A tag can be updated silently. A digest cannot. The build fails loudly if the image has been replaced.
Subresource Integrity attributes on CDN-hosted scripts catch tampering between the registry and the browser:
<script src="https://cdn.example/lib.js"
integrity="sha384-..."
crossorigin="anonymous"></script>
Private registries and admission controls¶
Routing dependency pulls through a private registry (Nexus, Artifactory, ECR mirror) inserts a controlled layer between the application and public sources. Dependencies are cached at a known point; new versions enter only through a promotion process. A package that appeared overnight in the public registry does not automatically reach the build.
Kubernetes admission controllers enforce registry restrictions at deployment time:
# Kyverno policy: restrict image sources
apiVersion: kyverno.io/v1
kind: ClusterPolicy
metadata:
name: restrict-image-registries
spec:
validationFailureAction: Enforce
rules:
- name: validate-registries
match:
any:
- resources:
kinds: [ Pod ]
validate:
message: "Images must be pulled from registry.example.internal"
pattern:
spec:
containers:
- image: "registry.example.internal/*"
A pod attempting to pull from a public registry fails admission. The attempt is logged with the pod metadata and the identity that submitted it.
Build provenance¶
Knowing what an artefact contains is one question. Knowing that the build process producing it was unmodified is another.
SLSA (Supply-chain Levels for Software Artefacts) provides a graduated framework for provenance attestation. At level 2, the build service generates a signed attestation recording what inputs produced the artefact. At level 3, the build environment is hardened and the attestation is non-falsifiable even by the repository owner.
Cosign verifies container image signatures and provenance attestations:
cosign verify \
--certificate-identity-regexp "^https://github.com/org/repo/" \
--certificate-oidc-issuer "https://token.actions.githubusercontent.com" \
registry.example.internal/app:v1.2.3
A promotion pipeline that requires a valid provenance attestation before deploying to production cannot accept a tampered artefact: the signature will not match.

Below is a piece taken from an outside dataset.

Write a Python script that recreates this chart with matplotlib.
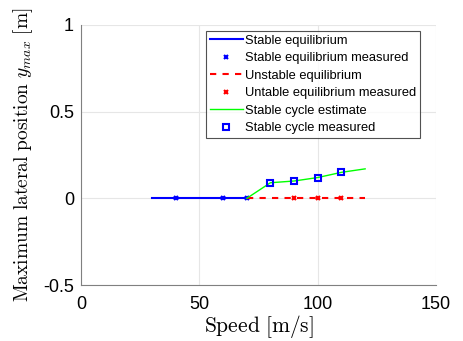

SBOM as an incident response tool¶
A Software Bill of Materials records every component in a deployed artefact: library names, versions, and the dependency paths that include them. Generated at build time using Syft or CycloneDX and stored alongside the artefact, it answers a question that otherwise requires manual inspection.
When a critical CVE drops against a specific library version, the question “do we have this running in production?” becomes answerable in seconds:
# Generate an SBOM for a container image
syft registry.example.internal/app:v1.2.3 -o cyclonedx-json > app-sbom.json
# Query for a specific component
jq '.components[] | select(.name == "log4j-core") | {name, version}' app-sbom.json
Without an SBOM, the answer requires running every deployed artefact against the CVE database manually. Incidents rarely have that kind of time.
Detecting supply chain activity¶
A compromised postinstall script typically does one of: exfiltrate environment variables (credentials, tokens, CI secrets) via HTTP to an external endpoint, modify the installed package tree to add a backdoor, or schedule a persistent job. Network monitoring at the build agent catches the exfiltration:
# Monitor outbound connections during npm install using eBPF
bpftrace -e 'tracepoint:syscalls:sys_enter_connect { printf("%s connect attempt\n", comm); }'
Running dependency installs behind an egress proxy that allows only the package registry and blocks everything else turns a postinstall exfiltration attempt into a visible, logged failure rather than a silent success.
Build-time scanning catches known-vulnerable versions before the artefact reaches any environment:
trivy fs --severity HIGH,CRITICAL --exit-code 1 .
The --exit-code 1 flag fails the build on critical findings.